Teaching Math in The Virtual World

Mathematics may be one of the most obvious ways to use a virtual world for teaching and learning, particularly when students are in the building capacity.  Students can practice applying   mathematical concepts, while being creative and having fun.  Geometry comes alive as an avatar creates and moves 3D shapes around to construct a real or imagined structure, graphical representations are concrete rather than theoretical.

A geodesic structure in SL

A bridge in Reaction Grid

The tools in the virtual world are simple enough that even elementary school children can use them.   Learning to use these tools may even provide some preliminary knowledge and skills for future use of  more complex engineering CAD tools. Once the students create the shapes (which takes seconds) the 3D polygons can be moved about, enlarged or reduced in size, stacked, linked, rotated, twisted, tapered, even suspended in the air at the click of a mouse.  Students can adjust shapes and angles to fit ‘building blocks’ more precisely, they have the use of coordinates and measuring tools to support their building and learning.  The most important part is the process, not the final product, though the final product may contribute to discussion regarding the feasibility of the structures in real  life.  The process of building and solving the problems of fitting virtual shapes together to construct a planned structure is what makes students think and apply the mathematical concepts.

'Building' a block

Adjusting dimensions of the cube.

Rotating the adjusted cube.

Here an avatar creates a cube and then transforms it to a thinner taller rectangular shape, then rotates it to get it in the correct position.
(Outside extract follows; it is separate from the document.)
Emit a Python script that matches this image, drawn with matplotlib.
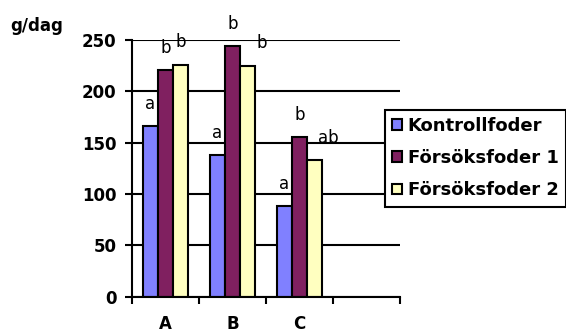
import matplotlib.pyplot as plt
import numpy as np

groups = ["A", "B", "C"]
series = ["Kontrollfoder", "Försöksfoder 1", "Försöksfoder 2"]
kontroll = [166, 138, 88]
forsok1 = [221, 244, 155]
forsok2 = [226, 225, 133]
letters = [["a", "a", "a"], ["b", "b", "b"], ["b", "b", "ab"]]
colors = ["#8080FF", "#802060", "#FFFFC0"]

plt.rcParams['font.family'] = ['DejaVu Sans']

fig = plt.figure(figsize=(5.66, 3.34), dpi=100)
ax = fig.add_axes([132 / 566, 1 - 296.5 / 334, 268 / 566, 256.5 / 334])

w = 0.224
x = np.arange(len(groups))
# x nudge (in category units) for labels that sit off-centre in the original
nudge = [[0, 0, 0], [0, 0, 0], [0, 0.21, 0.2]]
for j, (vals, name) in enumerate(zip([kontroll, forsok1, forsok2], series)):
    pos = x + (j - 1) * w
    ax.bar(pos, vals, width=w, color=colors[j], edgecolor="black",
           linewidth=1.5, label=name, zorder=3)
    for i, v in enumerate(vals):
        ax.annotate(letters[j][i], (pos[i] + nudge[j][i], v), xytext=(0, 16),
                    textcoords="offset points", ha="center", va="center",
                    fontsize=12, annotation_clip=False)

ax.set_xlim(-0.5, 3.5)
ax.set_ylim(0, 250)
ax.set_yticks(range(0, 251, 50))
ax.set_xticks(np.arange(-0.5, 3.6, 1))
ax.set_xticklabels([])
ax.set_xticks(x, minor=True)
ax.set_xticklabels(groups, minor=True, fontsize=12, fontweight="bold")
ax.tick_params(axis="x", which="minor", length=0, pad=13)
ax.tick_params(axis="x", which="major", length=5, width=1.5, direction="out")
ax.tick_params(axis="y", length=5, width=1.5, direction="out", pad=6,
               labelsize=12)
for lab in ax.get_yticklabels():
    lab.set_fontweight("bold")

ax.yaxis.grid(True, color="black", linewidth=1.5)
ax.set_axisbelow(True)
for s in ["top", "right"]:
    ax.spines[s].set_visible(False)
for s in ["left", "bottom"]:
    ax.spines[s].set_linewidth(1.5)
    ax.spines[s].set_zorder(4)

fig.text(10 / 566, 1 - 31 / 334, "g/dag", fontsize=12, fontweight="bold",
         ha="left", va="baseline")

leg = fig.legend(loc="upper left", bbox_to_anchor=(385 / 566, 1 - 110 / 334),
                 borderaxespad=0, fancybox=False, framealpha=1,
                 edgecolor="black", prop={"weight": "bold", "size": 13},
                 handlelength=0.55, handleheight=0.55, handletextpad=0.3,
                 labelspacing=0.78, borderpad=0.4)
leg.get_frame().set_linewidth(1.5)

fig.savefig("out.png", dpi=100)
The syllabus of an educational technology class at Boise State is an example of prospective teachers being provided an opportunity to learn  the skills necessary to use this medium for future instruction in K-12 classrooms.  There are multiple examples of K-12 teachers providing ‘building’ opportunities on the SL Teen Grid and on Reaction Grid  to their students. As these students apply mathematical concepts and address required standards they also practice some 21st Century skills such as innovation, collaboration and problem solving.